- Born: December 1, 1929 Mebane, North Carolina, U.S.
- Died: August 21, 2015 (aged 85)

NASCAR Cup Series career
- 51 races run over 7 years
- Best finish: 13th (1955)
- First race: 1955 untitled race (Raleigh)
- Last race: 1964 Textile 250 (Concord)
| Wins | Top tens | Poles |
| 0 | 28 | 1 |

= Jimmy Massey =

American racing driver

Jimmy Massey (December 1, 1929 – August 21, 2015) was an American NASCAR Grand National driver who competed in 51 races (along with the 1955 Southern 500).

==Career summary==
Out of these 51 races, there has been twelve finishes in the top-five and twenty-eight finishes in the top ten.
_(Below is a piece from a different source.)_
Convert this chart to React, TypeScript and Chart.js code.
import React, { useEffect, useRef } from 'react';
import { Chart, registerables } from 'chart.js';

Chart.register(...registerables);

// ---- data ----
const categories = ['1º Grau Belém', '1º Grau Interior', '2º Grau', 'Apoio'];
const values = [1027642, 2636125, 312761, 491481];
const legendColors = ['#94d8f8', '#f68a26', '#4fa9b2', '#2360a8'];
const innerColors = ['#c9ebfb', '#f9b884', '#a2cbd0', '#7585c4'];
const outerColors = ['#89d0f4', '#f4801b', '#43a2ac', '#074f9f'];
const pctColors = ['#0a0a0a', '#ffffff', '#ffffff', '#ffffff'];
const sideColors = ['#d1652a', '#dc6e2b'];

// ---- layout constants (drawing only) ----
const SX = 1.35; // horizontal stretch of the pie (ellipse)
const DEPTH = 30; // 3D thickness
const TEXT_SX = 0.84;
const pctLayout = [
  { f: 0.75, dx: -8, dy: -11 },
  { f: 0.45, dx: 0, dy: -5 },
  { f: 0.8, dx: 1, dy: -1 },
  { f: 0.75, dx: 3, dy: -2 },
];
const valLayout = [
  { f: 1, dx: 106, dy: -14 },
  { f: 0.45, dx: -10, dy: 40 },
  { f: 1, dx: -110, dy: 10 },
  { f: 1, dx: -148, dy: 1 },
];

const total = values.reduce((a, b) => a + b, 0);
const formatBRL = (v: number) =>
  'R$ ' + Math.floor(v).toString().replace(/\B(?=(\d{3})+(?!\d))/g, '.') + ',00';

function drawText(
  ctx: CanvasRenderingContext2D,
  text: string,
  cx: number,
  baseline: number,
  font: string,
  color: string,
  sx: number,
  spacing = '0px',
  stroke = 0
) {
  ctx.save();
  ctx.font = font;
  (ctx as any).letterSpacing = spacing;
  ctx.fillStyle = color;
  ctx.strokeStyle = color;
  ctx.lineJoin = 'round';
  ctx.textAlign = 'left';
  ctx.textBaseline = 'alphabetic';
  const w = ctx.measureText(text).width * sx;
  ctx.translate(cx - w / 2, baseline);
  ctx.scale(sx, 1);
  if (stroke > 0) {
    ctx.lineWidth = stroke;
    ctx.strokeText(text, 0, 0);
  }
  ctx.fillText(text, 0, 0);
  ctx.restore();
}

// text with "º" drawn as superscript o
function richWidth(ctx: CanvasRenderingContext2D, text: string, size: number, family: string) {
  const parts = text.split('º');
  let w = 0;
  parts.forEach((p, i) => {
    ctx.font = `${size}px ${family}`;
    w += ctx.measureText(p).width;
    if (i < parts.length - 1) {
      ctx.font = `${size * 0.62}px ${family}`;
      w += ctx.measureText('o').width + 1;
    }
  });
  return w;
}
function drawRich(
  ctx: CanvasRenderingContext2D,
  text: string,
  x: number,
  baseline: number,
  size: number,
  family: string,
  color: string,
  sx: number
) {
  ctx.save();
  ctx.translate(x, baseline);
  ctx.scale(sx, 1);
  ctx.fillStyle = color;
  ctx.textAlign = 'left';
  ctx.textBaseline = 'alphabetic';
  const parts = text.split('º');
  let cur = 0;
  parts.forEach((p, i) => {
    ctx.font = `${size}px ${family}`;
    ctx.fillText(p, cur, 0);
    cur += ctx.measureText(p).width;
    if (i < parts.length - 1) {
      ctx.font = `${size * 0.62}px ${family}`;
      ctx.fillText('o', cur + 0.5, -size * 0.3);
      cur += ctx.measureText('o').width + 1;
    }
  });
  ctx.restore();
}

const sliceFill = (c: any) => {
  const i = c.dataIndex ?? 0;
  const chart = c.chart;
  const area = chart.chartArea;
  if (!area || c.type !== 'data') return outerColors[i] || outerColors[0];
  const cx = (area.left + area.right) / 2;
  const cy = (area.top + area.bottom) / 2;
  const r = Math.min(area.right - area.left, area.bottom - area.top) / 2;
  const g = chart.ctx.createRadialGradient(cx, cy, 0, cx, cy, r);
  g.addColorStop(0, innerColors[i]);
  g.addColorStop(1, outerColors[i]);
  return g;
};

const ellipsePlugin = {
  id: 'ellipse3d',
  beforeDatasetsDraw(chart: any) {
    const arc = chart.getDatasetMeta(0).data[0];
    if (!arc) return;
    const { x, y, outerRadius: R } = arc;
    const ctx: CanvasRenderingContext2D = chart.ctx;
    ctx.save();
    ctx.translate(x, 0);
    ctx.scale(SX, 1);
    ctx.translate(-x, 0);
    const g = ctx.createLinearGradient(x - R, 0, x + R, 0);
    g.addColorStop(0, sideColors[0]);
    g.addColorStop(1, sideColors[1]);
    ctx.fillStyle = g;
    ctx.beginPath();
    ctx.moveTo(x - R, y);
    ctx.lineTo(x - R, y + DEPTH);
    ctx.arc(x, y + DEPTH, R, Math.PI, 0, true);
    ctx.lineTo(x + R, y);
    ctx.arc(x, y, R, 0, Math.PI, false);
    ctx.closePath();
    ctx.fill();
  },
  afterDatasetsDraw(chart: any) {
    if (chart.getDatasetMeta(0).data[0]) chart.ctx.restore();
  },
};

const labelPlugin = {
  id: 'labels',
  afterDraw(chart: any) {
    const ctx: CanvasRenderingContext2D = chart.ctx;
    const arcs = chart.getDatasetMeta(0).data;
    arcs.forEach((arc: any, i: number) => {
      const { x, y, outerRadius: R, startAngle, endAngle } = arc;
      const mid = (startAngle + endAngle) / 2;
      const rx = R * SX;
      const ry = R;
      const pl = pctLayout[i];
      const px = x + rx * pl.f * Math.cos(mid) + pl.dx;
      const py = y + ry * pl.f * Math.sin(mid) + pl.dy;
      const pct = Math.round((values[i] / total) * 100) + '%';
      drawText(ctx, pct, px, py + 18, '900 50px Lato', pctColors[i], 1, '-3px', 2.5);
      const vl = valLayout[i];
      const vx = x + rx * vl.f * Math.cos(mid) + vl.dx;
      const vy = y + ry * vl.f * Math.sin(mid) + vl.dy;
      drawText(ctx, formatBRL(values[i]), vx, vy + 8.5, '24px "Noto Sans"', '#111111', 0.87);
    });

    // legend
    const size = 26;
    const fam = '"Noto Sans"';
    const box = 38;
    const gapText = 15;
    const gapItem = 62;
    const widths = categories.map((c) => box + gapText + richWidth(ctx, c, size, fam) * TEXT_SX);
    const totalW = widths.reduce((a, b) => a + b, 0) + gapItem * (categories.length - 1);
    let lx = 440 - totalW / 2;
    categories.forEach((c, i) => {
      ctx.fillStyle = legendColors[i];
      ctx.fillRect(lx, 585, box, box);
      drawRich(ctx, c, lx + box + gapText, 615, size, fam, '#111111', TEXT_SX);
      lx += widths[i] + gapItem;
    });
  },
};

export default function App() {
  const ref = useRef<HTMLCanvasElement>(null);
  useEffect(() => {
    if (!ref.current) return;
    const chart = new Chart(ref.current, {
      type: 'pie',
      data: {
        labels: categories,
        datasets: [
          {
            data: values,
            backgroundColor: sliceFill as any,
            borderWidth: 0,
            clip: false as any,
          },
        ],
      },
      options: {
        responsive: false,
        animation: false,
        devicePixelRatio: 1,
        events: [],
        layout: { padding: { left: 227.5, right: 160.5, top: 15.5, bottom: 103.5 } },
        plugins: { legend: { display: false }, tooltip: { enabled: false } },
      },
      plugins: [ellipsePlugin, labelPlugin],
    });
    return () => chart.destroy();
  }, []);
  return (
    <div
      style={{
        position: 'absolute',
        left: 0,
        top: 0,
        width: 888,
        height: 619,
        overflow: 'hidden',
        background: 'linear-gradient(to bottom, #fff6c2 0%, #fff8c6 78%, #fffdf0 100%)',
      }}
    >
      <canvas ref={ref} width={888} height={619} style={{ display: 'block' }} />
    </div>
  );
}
Massey's total career earnings was considered to be $14,974 ($ when adjusted for inflation). A grand total of 6638.7 mi and 9891 laps were achieved in his seven-year on-and-off NASCAR Grand National career. By the end of the 1964 season, Massey ended up leading 33 laps and finishing one position better on average than he started. The majority of his races were done in Chevrolet automobiles.

Massey's best accomplishments were on restrictor plate tracks where he finished an average of tenth place while his poorest races were held on tri-oval intermediate tracks; where 27th place would become his average.